Researchers used a national representative sample of 362 mixed-sex small, everyday businesses still in the startup stages, comprising 880 entrepreneurs and 70% husband-wife teams.

Study results showed gender inequality was reduced when entrepreneurial teams adopted organizational templates, such as signing a formal operation agreement and developing a business plan in the early stages of the company. These steps helped entrepreneurial teams evaluate men’s and women’s competence more equitably.

Men and women had about the same chance to lead a team when that team adopted a formal ownership agreement, but without such an agreement, men were 85% more likely to be in charge than women.
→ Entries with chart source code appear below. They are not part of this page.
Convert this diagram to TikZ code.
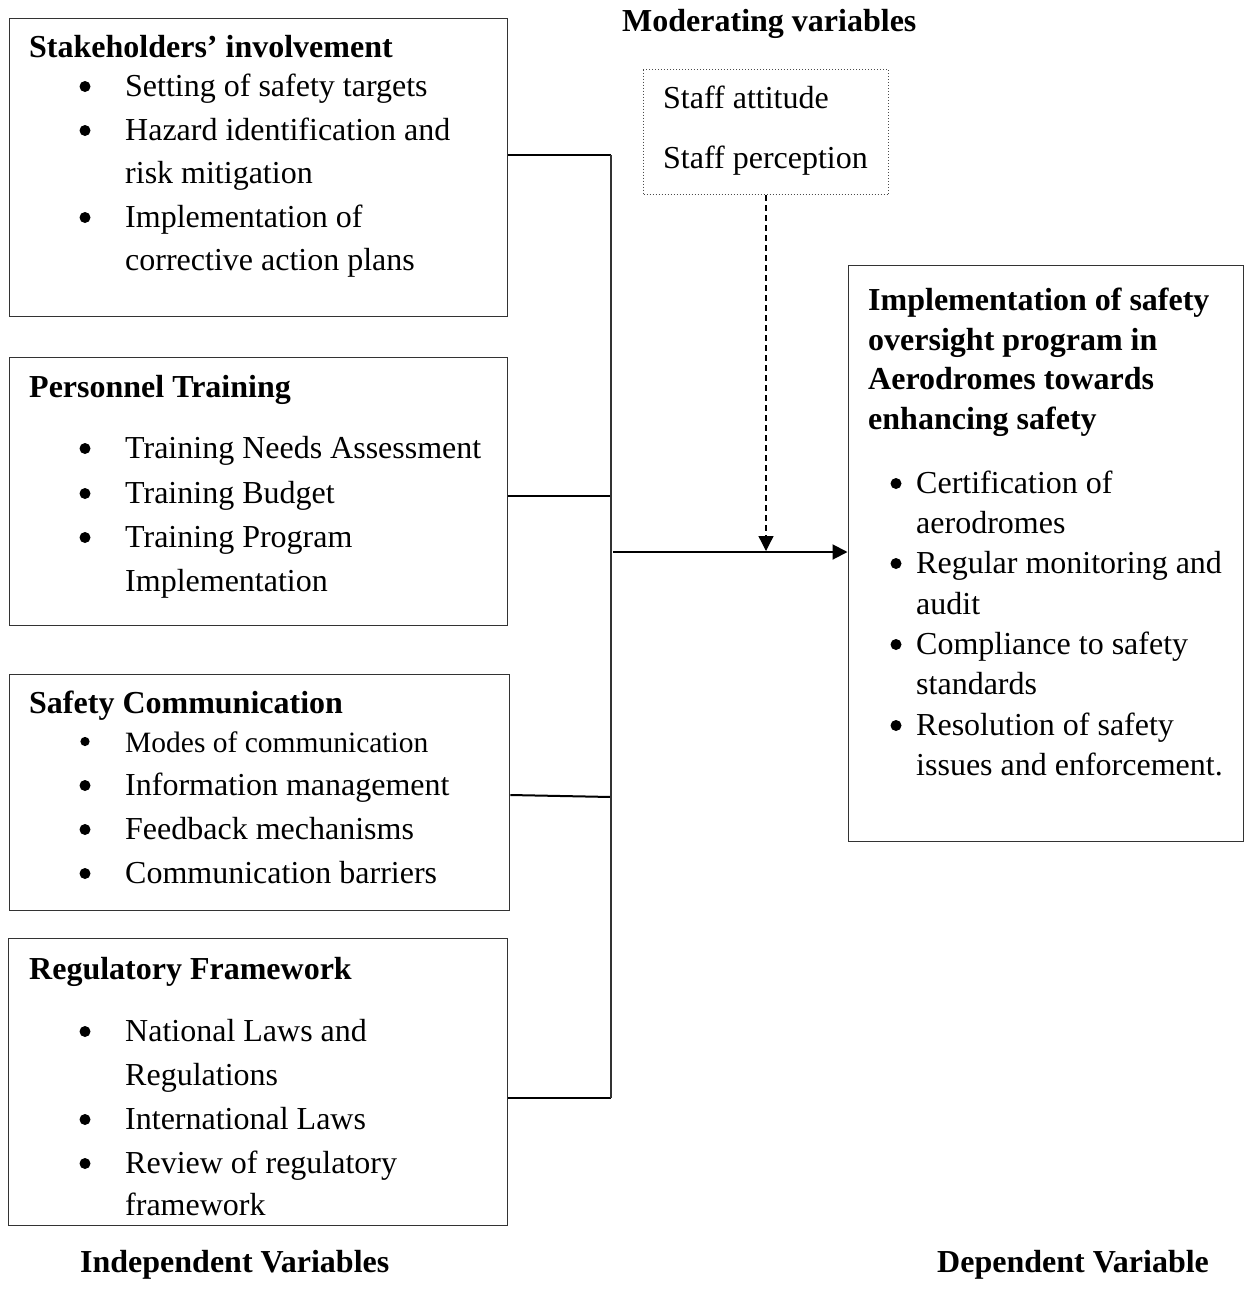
\documentclass[tikz,border=0pt]{standalone}
\usepackage{fontspec}
\setmainfont{Liberation Serif}
\usetikzlibrary{arrows.meta}
\newcommand\bul[3][5.5]{\fill (#2,#3-9.5) circle (#1pt);}
\begin{document}
\begin{tikzpicture}[x=1pt,y=-1pt,
  box/.style={draw=black!80, line width=1.4pt, inner sep=0pt, anchor=north west},
  modbox/.style={draw=black!70, line width=1pt, dotted, inner sep=0pt, anchor=north west},
  txt/.style={anchor=base west, inner sep=0pt, font=\fontsize{32}{40}\selectfont},
  small/.style={anchor=base west, inner sep=0pt, font=\fontsize{29.5}{36}\selectfont},
  hd/.style={anchor=base west, inner sep=0pt, font=\fontsize{32}{40}\selectfont\bfseries},
  conn/.style={line width=2pt, draw=black},
  tip/.style={-{Triangle[length=15pt,width=15pt]}},
]
\useasboundingbox (0,0) rectangle (1243,1291);

% boxes
\node[box, minimum width=498.5pt, minimum height=298pt] (b1) at (8.5,18) {};
\node[box, minimum width=498pt, minimum height=268pt] (b2) at (9,357) {};
\node[box, minimum width=500pt, minimum height=236pt] (b3) at (9,674) {};
\node[box, minimum width=499pt, minimum height=287pt] (b4) at (8,938) {};
\node[box, minimum width=395pt, minimum height=576pt] (rb) at (847.5,265) {};
\node[modbox, minimum width=245pt, minimum height=125pt] (mod) at (643,69) {};

% headings
\node[hd] (modh) at (622,31) {Moderating variables};
\node[hd] (h1) at (29,57) {Stakeholders’ involvement};
\node[hd] (h2) at (29,397) {Personnel Training};
\node[hd] (h3) at (29,713) {Safety Communication};
\node[hd] (h4) at (29,979) {Regulatory Framework};
\node[hd] (hr1) at (868,310) {Implementation of safety};
\node[hd] (hr2) at (868,350) {oversight program in};
\node[hd] (hr3) at (868,389) {Aerodromes towards};
\node[hd] (hr4) at (868,429) {enhancing safety};
\node[hd] (indep) at (80,1272) {Independent Variables};
\node[hd] (dep) at (937,1272) {Dependent Variable};

% moderating
\node[txt] (m1) at (663,108) {Staff attitude};
\node[txt] (m2) at (663,168) {Staff perception};

% box 1
\bul{85}{96}\node[txt] (s1) at (125,96) {Setting of safety targets};
\bul{85}{140}\node[txt] (s2) at (125,140) {Hazard identification and};
\node[txt] (s2b) at (125,183) {risk mitigation};
\bul{85}{227}\node[txt] (s3) at (125,227) {Implementation of};
\node[txt] (s3b) at (125,270) {corrective action plans};

% box 2
\bul{85}{458}\node[txt] (p1) at (125,458) {Training Needs Assessment};
\bul{85}{503}\node[txt] (p2) at (125,503) {Training Budget};
\bul{85}{547}\node[txt] (p3) at (125,547) {Training Program};
\node[txt] (p3b) at (125,591) {Implementation};

% box 3
\bul[4.6]{85}{751}\node[small] (c1) at (125,752) {Modes of communication};
\bul{85}{795}\node[txt] (c2) at (125,795) {Information management};
\bul{85}{839}\node[txt] (c3) at (125,839) {Feedback mechanisms};
\bul{85}{883}\node[txt] (c4) at (125,883) {Communication barriers};

% box 4
\bul{85}{1041}\node[txt] (r1) at (125,1041) {National Laws and};
\node[txt] (r1b) at (125,1085) {Regulations};
\bul{85}{1129}\node[txt] (r2) at (125,1129) {International Laws};
\bul{85}{1173}\node[txt] (r3) at (125,1173) {Review of regulatory};
\node[txt] (r3b) at (125,1215) {framework};

% right box
\bul{896}{493}\node[txt] (d1) at (916,493) {Certification of};
\node[txt] (d1b) at (916,533) {aerodromes};
\bul{896}{573}\node[txt] (d2) at (916,573) {Regular monitoring and};
\node[txt] (d2b) at (916,614) {audit};
\bul{896}{654}\node[txt] (d3) at (916,654) {Compliance to safety};
\node[txt] (d3b) at (916,694) {standards};
\bul{896}{735}\node[txt] (d4) at (916,735) {Resolution of safety};
\node[txt] (d4b) at (916,775) {issues and enforcement.};

% connectors
\coordinate (t1) at (611,155);
\coordinate (t2) at (611,496);
\coordinate (t3) at (611,797);
\coordinate (t4) at (611,1098);
\coordinate (a0) at (613,552);
\draw[conn] (b1.east |- t1) -- (t1);
\draw[conn] (b2.east |- t2) -- (t2);
\draw[conn] (b3.east |- 0,795) -- (t3);
\draw[conn] (b4.east |- t4) -- (t4);
\draw[line width=1.4pt, draw=black!80] (t1) -- (t4);
\draw[conn, tip] (a0) -- (rb.west |- a0);
\draw[line width=1.3pt, dash pattern=on 6pt off 4pt, -{Triangle[length=15pt,width=15pt]}] (mod.south) -- (mod.south |- 0,551);
\end{tikzpicture}
\end{document}
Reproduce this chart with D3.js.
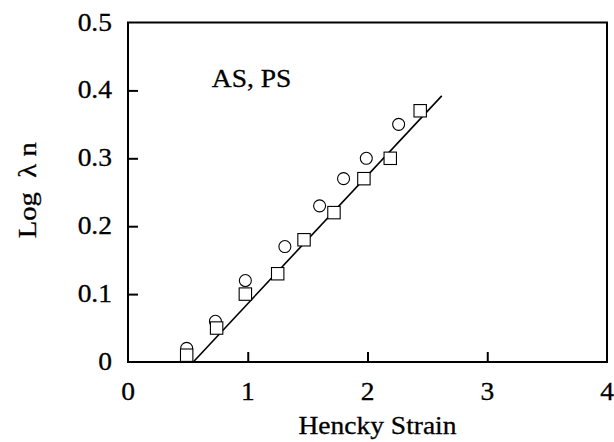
<!DOCTYPE html>
<html>
<head>
<meta charset="utf-8">
<script src="https://cdn.jsdelivr.net/npm/d3@7"></script>
<style>
  body { margin: 0; background: #fff; }
  text { font-family: "Liberation Serif", "Times New Roman", serif; fill: #000; stroke: #000; stroke-width: 0.3px; }
</style>
</head>
<body>
<div id="chart"></div>
<script>
// data
var squareX = [0.49, 0.74, 0.98, 1.25, 1.47, 1.72, 1.97, 2.19, 2.44];
var squareY = [0.01, 0.05, 0.10, 0.13, 0.18, 0.22, 0.27, 0.30, 0.37];
var circleX = [0.49, 0.73, 0.98, 1.31, 1.60, 1.80, 1.99, 2.26];
var circleY = [0.02, 0.06, 0.12, 0.17, 0.23, 0.27, 0.30, 0.35];
var fitX = [0.545, 2.62];
var fitY = [0.0, 0.392];
var xTicks = [0, 1, 2, 3, 4];
var yTicks = [0, 0.1, 0.2, 0.3, 0.4, 0.5];
var yTickLabels = ["0", "0.1", "0.2", "0.3", "0.4", "0.5"];

var svgWidth = 614, svgHeight = 442;
var margin = { top: 22.5, right: 7, bottom: 80, left: 128 };
var plotWidth = svgWidth - margin.left - margin.right;
var plotHeight = svgHeight - margin.top - margin.bottom;
var fontSize = 25;
var stretch = 1.1; // the scanned lettering is a bit wide

var svg = d3.select("#chart").append("svg")
  .attr("width", svgWidth)
  .attr("height", svgHeight);

var g = svg.append("g")
  .attr("transform", `translate(${margin.left}, ${margin.top})`);

var x = d3.scaleLinear().domain([0, 4]).range([0, plotWidth]);
var y = d3.scaleLinear().domain([0, 0.5]).range([plotHeight, 0]);

// inside ticks, no labels from the axis itself
var bottomAxis = d3.axisBottom(x).tickValues([1, 2, 3]).tickSize(-10).tickFormat("");
var leftAxis = d3.axisLeft(y).tickValues([0.1, 0.2, 0.3, 0.4]).tickSize(-10).tickFormat("");

g.append("g")
  .attr("transform", `translate(0, ${plotHeight})`)
  .call(bottomAxis)
  .call(a => a.select(".domain").remove())
  .selectAll("line").attr("stroke", "#000").attr("stroke-width", 2);

g.append("g")
  .call(leftAxis)
  .call(a => a.select(".domain").remove())
  .selectAll("line").attr("stroke", "#000").attr("stroke-width", 2);

// frame
g.append("rect")
  .attr("width", plotWidth)
  .attr("height", plotHeight)
  .attr("fill", "none")
  .attr("stroke", "#000")
  .attr("stroke-width", 2);

// tick labels
g.selectAll(".xlab")
  .data(xTicks)
  .enter()
  .append("text")
  .attr("text-anchor", "middle")
  .attr("font-size", fontSize)
  .attr("transform", d => `translate(${x(d)}, ${plotHeight + 38}) scale(${stretch}, 1)`)
  .text(d => d);

g.selectAll(".ylab")
  .data(yTicks)
  .enter()
  .append("text")
  .attr("text-anchor", "end")
  .attr("font-size", fontSize)
  .attr("transform", d => `translate(-16, ${y(d) + 8}) scale(${stretch}, 1)`)
  .text((d, i) => yTickLabels[i]);

// fitted line
var line = d3.line().x(d => x(d[0])).y(d => y(d[1]));
g.append("path")
  .datum(fitX.map((v, i) => [v, fitY[i]]))
  .attr("d", line)
  .attr("fill", "none")
  .attr("stroke", "#000")
  .attr("stroke-width", 1.6);

// circles
g.selectAll(".circ")
  .data(circleX)
  .enter()
  .append("circle")
  .attr("cx", d => x(d))
  .attr("cy", (d, i) => y(circleY[i]))
  .attr("r", 6)
  .attr("fill", "#fff")
  .attr("stroke", "#000")
  .attr("stroke-width", 1.1);

// squares
var half = 6.2;
g.selectAll(".sq")
  .data(squareX)
  .enter()
  .append("rect")
  .attr("x", d => x(d) - half)
  .attr("y", (d, i) => y(squareY[i]) - half)
  .attr("width", half * 2)
  .attr("height", half * 2)
  .attr("fill", "#fff")
  .attr("stroke", "#000")
  .attr("stroke-width", 1.1);

// annotation
g.append("text")
  .attr("font-size", fontSize)
  .attr("transform", `translate(${x(0.7)}, ${y(0.4) - 3}) scale(${stretch}, 1)`)
  .text("AS, PS");

// axis titles
g.append("text")
  .attr("text-anchor", "middle")
  .attr("font-size", fontSize)
  .attr("transform", `translate(${plotWidth / 2 + 10}, ${plotHeight + 72}) scale(${stretch}, 1)`)
  .text("Hencky Strain");

g.append("text")
  .attr("text-anchor", "middle")
  .attr("font-size", fontSize)
  .attr("transform", `translate(${36 - margin.left}, ${plotHeight / 2 - 2}) rotate(-90) scale(1.15, 1)`)
  .text("Log\u00a0\u00a0λ\u00a0n");
</script>
</body>
</html>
“This work raises awareness of the conditions that limit women’s access and also makes us aware of what might be done to increase the likelihood that women will attain positions of authority,” Tiantian Yang, a graduate student in the department of sociology in the University of North Carolina at Chapel Hill’s college of arts and sciences, stated in a press release. “Our explanation for more pronounced gender inequality in spousal teams is that when husband and wife work together, they carry with them the cultural expectations for the male breadwinner and the female homemaker roles into the business setting. And the more children there are at home, the more it amplifies the expectation that the women will also take on the role of leader of the household.”

For more information:

Yang T. Am Sociol Rev. 2014;79:303-327.

Disclosure: The researchers have no relevant financial disclosures.